▶ [WORK INSTRUCTIONS]:
Copy out all lines where "file" appears.

---------- DATA EXTRACT ----------

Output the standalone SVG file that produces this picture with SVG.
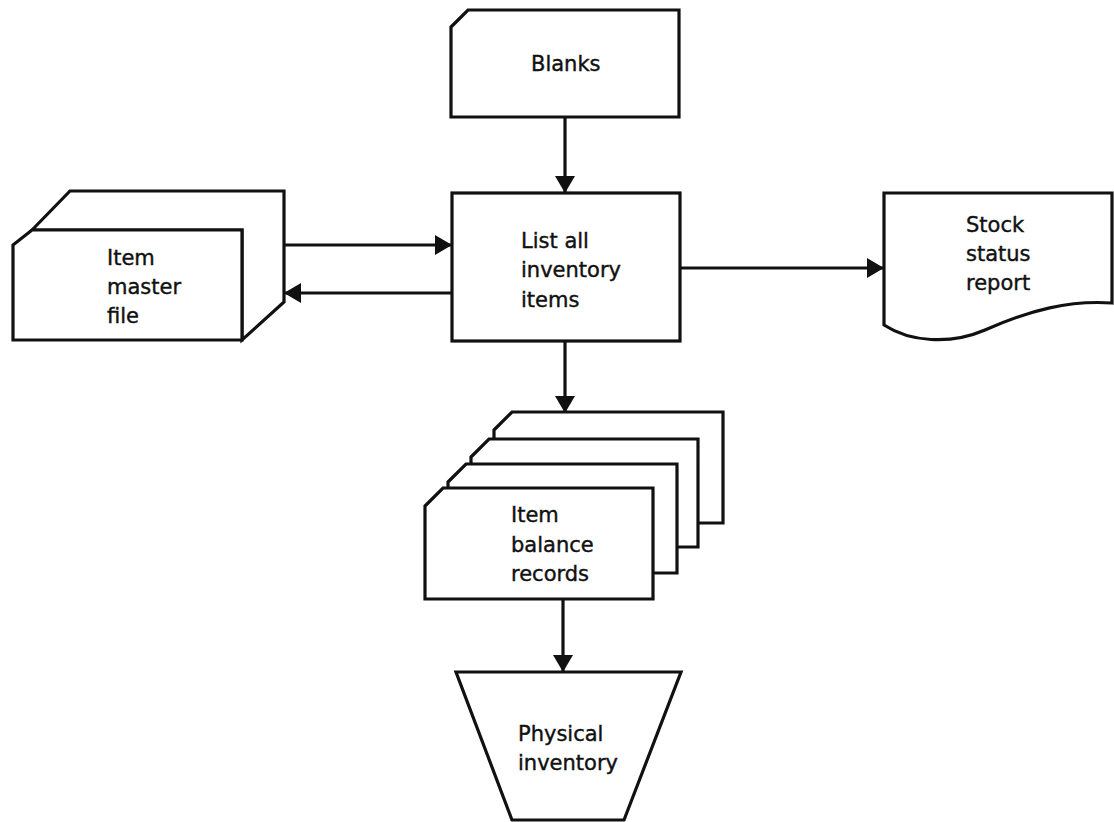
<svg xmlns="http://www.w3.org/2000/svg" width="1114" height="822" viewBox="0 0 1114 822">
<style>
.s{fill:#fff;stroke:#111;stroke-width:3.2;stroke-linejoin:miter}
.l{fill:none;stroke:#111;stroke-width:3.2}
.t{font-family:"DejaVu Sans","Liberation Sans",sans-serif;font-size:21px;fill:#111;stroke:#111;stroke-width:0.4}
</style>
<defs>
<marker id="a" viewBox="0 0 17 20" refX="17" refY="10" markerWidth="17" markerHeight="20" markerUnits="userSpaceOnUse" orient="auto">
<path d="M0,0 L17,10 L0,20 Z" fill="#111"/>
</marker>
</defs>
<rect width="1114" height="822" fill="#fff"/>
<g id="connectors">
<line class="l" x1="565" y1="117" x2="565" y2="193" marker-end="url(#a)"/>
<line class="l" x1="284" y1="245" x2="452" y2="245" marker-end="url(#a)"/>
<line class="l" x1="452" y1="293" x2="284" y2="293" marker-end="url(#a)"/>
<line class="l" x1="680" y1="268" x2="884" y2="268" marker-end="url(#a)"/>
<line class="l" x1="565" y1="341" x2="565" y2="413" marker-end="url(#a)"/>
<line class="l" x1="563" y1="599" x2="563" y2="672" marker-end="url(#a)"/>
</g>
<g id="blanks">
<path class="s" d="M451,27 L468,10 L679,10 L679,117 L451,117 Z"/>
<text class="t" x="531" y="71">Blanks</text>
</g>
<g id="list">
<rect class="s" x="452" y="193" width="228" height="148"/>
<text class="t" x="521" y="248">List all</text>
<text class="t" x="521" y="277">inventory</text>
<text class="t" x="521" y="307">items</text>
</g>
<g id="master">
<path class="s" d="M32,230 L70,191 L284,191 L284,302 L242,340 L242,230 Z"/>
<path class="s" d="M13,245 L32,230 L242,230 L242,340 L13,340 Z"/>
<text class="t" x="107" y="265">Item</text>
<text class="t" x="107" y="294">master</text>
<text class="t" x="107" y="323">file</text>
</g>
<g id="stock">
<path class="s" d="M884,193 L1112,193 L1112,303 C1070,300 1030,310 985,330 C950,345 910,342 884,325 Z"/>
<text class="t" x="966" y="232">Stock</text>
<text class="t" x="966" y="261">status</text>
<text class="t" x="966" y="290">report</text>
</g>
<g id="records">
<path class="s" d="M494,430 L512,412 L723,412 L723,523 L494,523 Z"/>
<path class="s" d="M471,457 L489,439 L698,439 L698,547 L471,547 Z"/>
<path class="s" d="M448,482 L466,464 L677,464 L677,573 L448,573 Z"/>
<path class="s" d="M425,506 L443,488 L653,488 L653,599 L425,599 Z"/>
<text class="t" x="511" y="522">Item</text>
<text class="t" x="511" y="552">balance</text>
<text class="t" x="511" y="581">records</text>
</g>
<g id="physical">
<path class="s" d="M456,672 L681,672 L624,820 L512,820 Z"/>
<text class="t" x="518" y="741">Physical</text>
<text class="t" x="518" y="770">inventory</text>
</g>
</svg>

----------

▶ [TASK ANSWER]:
Output the standalone SVG file that produces this picture with SVG.
<text class="t" x="107" y="323">file</text>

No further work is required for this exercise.